Collection entries
════════════════════
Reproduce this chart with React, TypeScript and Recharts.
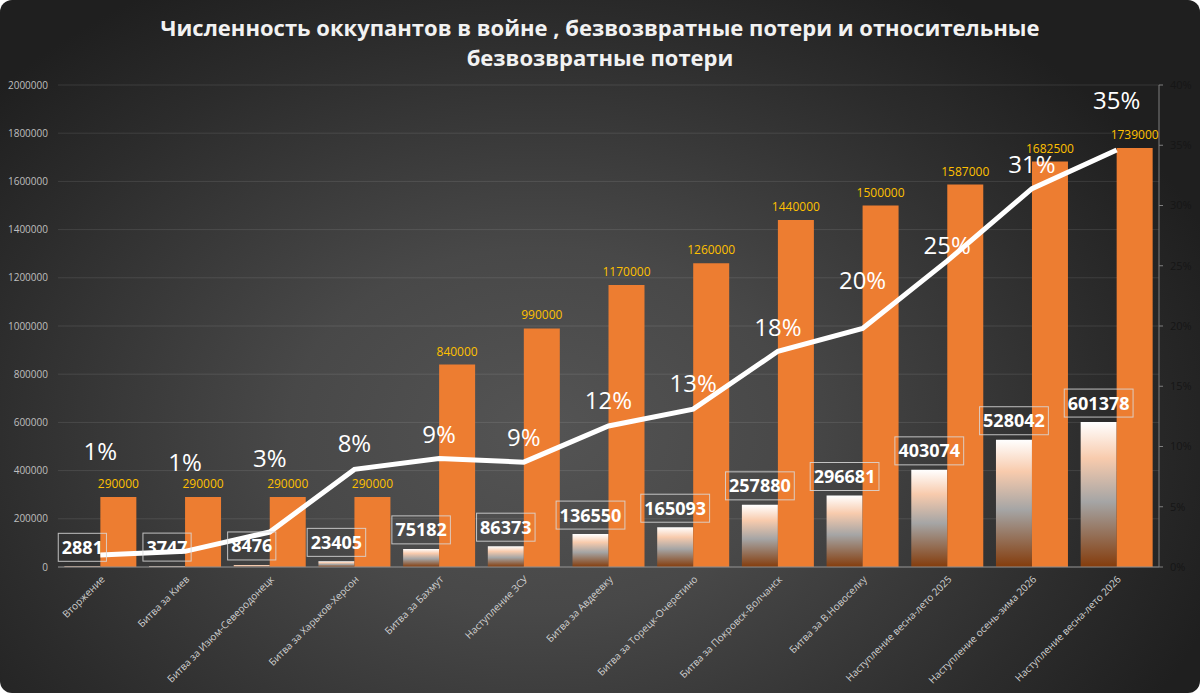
import React from "react";
import {
  ComposedChart, Bar, Line, XAxis, YAxis, CartesianGrid,
} from "recharts";

const categories = [
  "Вторжение",
  "Битва за Киев",
  "Битва за Изюм-Северодонецк",
  "Битва за Харьков-Херсон",
  "Битва за Бахмут",
  "Наступление ЗСУ",
  "Битва за Авдеевку",
  "Битва за Торецк-Очеретино",
  "Битва за Покровск-Волчанск",
  "Битва за В.Новоселку",
  "Наступление весна-лето 2025",
  "Наступление осень-зима 2026",
  "Наступление весна-лето 2026",
];

// численность группировки
const troops = [290000, 290000, 290000, 290000, 840000, 990000, 1170000, 1260000, 1440000, 1500000, 1587000, 1682500, 1739000];
// безвозвратные потери
const losses = [2881, 3747, 8476, 23405, 75182, 86373, 136550, 165093, 257880, 296681, 403074, 528042, 601378];
// относительные потери, %
const lossPct = [1.0, 1.3, 2.9, 8.1, 9.0, 8.7, 11.7, 13.1, 17.9, 19.8, 25.4, 31.4, 34.6];
const pctLabels = ["1%", "1%", "3%", "8%", "9%", "9%", "12%", "13%", "18%", "20%", "25%", "31%", "35%"];

const leftTicks = [0, 200000, 400000, 600000, 800000, 1000000, 1200000, 1400000, 1600000, 1800000, 2000000];
const rightTicks = [0, 5, 10, 15, 20, 25, 30, 35, 40];

// how far each % label sits above its point (px)
const pctLift = [103, 89, 74, 26, 24, 25, 26, 26, 24, 48, 15, 24, 50];

const data = categories.map((name, i) => ({
  name,
  troops: troops[i],
  losses: losses[i],
  pct: lossPct[i],
}));

const FONT = "'Open Sans', sans-serif";

const LossLabel = (props: any) => {
  const { x, y, width, value } = props;
  const text = String(value);
  const w = text.length * 10.3 + 7;
  const h = 28;
  const cx = x + width / 2;
  const top = y - 5 - h;
  return (
    <g>
      <rect x={cx - w / 2} y={top} width={w} height={h} fill="none" stroke="#d9d9d9" strokeOpacity={0.85} strokeWidth={1} />
      <text x={cx} y={top + h / 2 + 6.5} textAnchor="middle" fill="#ffffff" fontFamily={FONT} fontWeight={700} fontSize={18}>
        {text}
      </text>
    </g>
  );
};

const PctLabel = (props: any) => {
  const { x, y, index } = props;
  return (
    <text x={x} y={y - pctLift[index] + 8.5} textAnchor="middle" fill="#ffffff" fontFamily={FONT} fontSize={24}>
      {pctLabels[index]}
    </text>
  );
};

export default function App() {
  return (
    <div style={{ position: "absolute", left: 0, top: 0, width: 1200, height: 693 }}>
      <div
        style={{
          position: "absolute", left: 0, top: 0, width: 1200, height: 693, borderRadius: 12,
          background: "radial-gradient(ellipse 60% 75% at 45% 62%, #545454 0%, #484848 35%, #2c2c2c 78%, #1f1f1f 100%)",
        }}
      />
      <div
        style={{
          position: "absolute", left: 0, top: 12, width: 1200, textAlign: "center", color: "#f2f2f2",
          fontFamily: FONT, fontWeight: 700, fontSize: 22, lineHeight: "30px",
        }}
      >
        Численность оккупантов в войне , безвозвратные потери и относительные
        <br />
        безвозвратные потери
      </div>
      <div style={{ position: "absolute", left: 0, top: 0 }}>
        <ComposedChart
          width={1200}
          height={693}
          data={data}
          margin={{ top: 85, right: 0, bottom: 0, left: 0 }}
          barCategoryGap="7.5%"
          barGap={0}
        >
          <defs>
            <linearGradient id="lossGrad" x1="0" y1="0" x2="0" y2="1">
              <stop offset="0%" stopColor="#ffffff" />
              <stop offset="25%" stopColor="#f8cbad" />
              <stop offset="55%" stopColor="#a5a5a5" />
              <stop offset="100%" stopColor="#843c0c" />
            </linearGradient>
          </defs>
          <CartesianGrid yAxisId="left" vertical={false} stroke="#ffffff" strokeOpacity={0.1} />
          <XAxis
            dataKey="name"
            height={126}
            interval={0}
            tickLine={false}
            axisLine={{ stroke: "#8c8c8c" }}
            tick={{ fill: "#d0d0d0", fontSize: 10, fontFamily: FONT, angle: -45, textAnchor: "end" }}
          />
          <YAxis
            yAxisId="left"
            width={58}
            domain={[0, 2000000]}
            ticks={leftTicks}
            axisLine={false}
            tickLine={false}
            tickMargin={4}
            tick={{ fill: "#bfbfbf", fontSize: 10, fontFamily: FONT }}
          />
          <YAxis
            yAxisId="right"
            orientation="right"
            width={41}
            domain={[0, 40]}
            ticks={rightTicks}
            tickFormatter={(v) => `${v}%`}
            axisLine={{ stroke: "#7f7f7f" }}
            tickLine={{ stroke: "#7f7f7f" }}
            tickSize={4}
            tickMargin={7}
            tick={{ fill: "#161616", fontSize: 11, fontFamily: FONT }}
          />
          <Bar yAxisId="left" dataKey="losses" fill="url(#lossGrad)" isAnimationActive={false} label={LossLabel} />
          <Bar
            yAxisId="left"
            dataKey="troops"
            fill="#ed7d31"
            isAnimationActive={false}
            label={{ position: "top", offset: 9, fill: "#ffc000", fontSize: 12, fontFamily: FONT }}
          />
          <Line
            yAxisId="right"
            dataKey="pct"
            type="linear"
            stroke="#ffffff"
            strokeWidth={5}
            dot={false}
            isAnimationActive={false}
            label={PctLabel}
          />
        </ComposedChart>
      </div>
    </div>
  );
}
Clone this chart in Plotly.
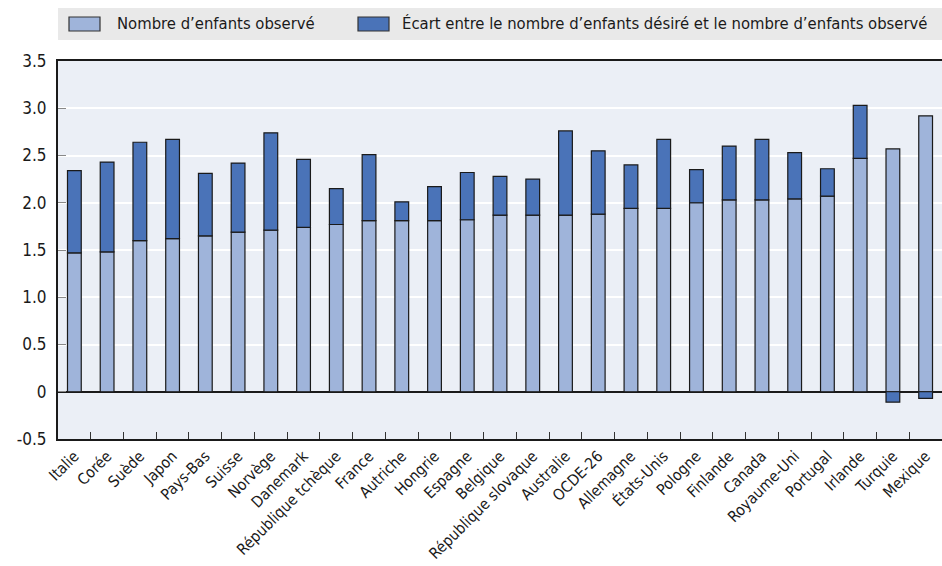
import plotly.graph_objects as go

countries = ["Italie", "Corée", "Suède", "Japon", "Pays-Bas", "Suisse", "Norvège", "Danemark",
             "République tchèque", "France", "Autriche", "Hongrie", "Espagne", "Belgique",
             "République slovaque", "Australie", "OCDE-26", "Allemagne", "États-Unis", "Pologne",
             "Finlande", "Canada", "Royaume-Uni", "Portugal", "Irlande", "Turquie", "Mexique"]
observed = [1.47, 1.48, 1.60, 1.62, 1.65, 1.69, 1.71, 1.74, 1.77, 1.81, 1.81, 1.81, 1.82, 1.87,
            1.87, 1.87, 1.88, 1.94, 1.94, 2.00, 2.03, 2.03, 2.04, 2.07, 2.47, 2.57, 2.92]
gap = [0.87, 0.95, 1.04, 1.05, 0.66, 0.73, 1.03, 0.72, 0.38, 0.70, 0.20, 0.36, 0.50, 0.41,
       0.38, 0.89, 0.67, 0.46, 0.73, 0.35, 0.57, 0.64, 0.49, 0.29, 0.56, -0.11, -0.07]
series_names = ["Nombre d’enfants observé",
                "Écart entre le nombre d’enfants désiré et le nombre d’enfants observé"]
series_colors = ["#9fb4da", "#4a73b8"]
yticks = [-0.5, 0, 0.5, 1.0, 1.5, 2.0, 2.5, 3.0, 3.5]
ytext = ["-0.5", "0", "0.5", "1.0", "1.5", "2.0", "2.5", "3.0", "3.5"]

FONT = "DejaVu Sans Condensed, Liberation Sans Narrow, sans-serif"

fig = go.Figure()
for vals, name, col in zip([observed, gap], series_names, series_colors):
    fig.add_trace(go.Bar(x=countries, y=vals, name=name,
                         marker=dict(color=col, line=dict(color="#1a1a1a", width=1.2)),
                         width=0.42, showlegend=False))

W, H = 942, 566
L, R, T, B = 58, 0, 61, 127
pw = W - L - R
ph = H - T - B


def px(x):
    return (x - L) / pw


def py(y):
    return 1 + (T - y) / ph


shapes = [dict(type="rect", xref="paper", yref="paper",
               x0=px(58), x1=px(942), y0=py(40), y1=py(8),
               fillcolor="#e9e9e9", line=dict(width=0), layer="below")]
annotations = []
sw_x = [69, 358]
tx_x = [115, 400]
for i in range(2):
    shapes.append(dict(type="rect", xref="paper", yref="paper",
                       x0=px(sw_x[i]), x1=px(sw_x[i] + 31), y0=py(31), y1=py(17),
                       fillcolor=series_colors[i], line=dict(color="#333333", width=1.2)))
    annotations.append(dict(xref="paper", yref="paper", x=px(tx_x[i]), y=py(24),
                            xanchor="left", yanchor="middle", showarrow=False,
                            text=series_names[i], font=dict(family=FONT, size=16.5, color="#1a1a1a")))

fig.update_layout(
    width=W, height=H,
    barmode="relative",
    margin=dict(l=L, r=R, t=T, b=B),
    paper_bgcolor="white",
    plot_bgcolor="#ebeff6",
    font=dict(family=FONT, size=16, color="#1a1a1a"),
    showlegend=False,
    shapes=shapes,
    annotations=annotations,
    xaxis=dict(type="category", tickson="boundaries", ticks="inside", ticklen=7,
               tickcolor="#333333", tickangle=-45, showline=True, linecolor="#1a1a1a",
               linewidth=2, mirror=True, showgrid=False, automargin=False,
               tickfont=dict(family=FONT, size=15.5)),
    yaxis=dict(range=[-0.5, 3.5], tickvals=yticks, ticktext=ytext, ticks="inside",
               ticklen=8, tickcolor="#888888", showline=True, linecolor="#1a1a1a",
               linewidth=2, mirror=True, gridcolor="white", gridwidth=2,
               zeroline=True, zerolinecolor="#1a1a1a", zerolinewidth=1.5,
               ticklabelstandoff=6, automargin=False,
               tickfont=dict(family=FONT, size=17)),
)

fig.write_html("out.html", config={"displayModeBar": False},
               post_script="document.body.style.margin='0';document.body.style.overflow='hidden';")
════════════════════
## What needs to be done
From the records above, give again only the part that opens with the line containing "Clone this chart in Plotly." and closes with the line containing "import plotly.graph_objects as go". Keep both ends but drop the pictures.

## Final answer
Clone this chart in Plotly.
import plotly.graph_objects as go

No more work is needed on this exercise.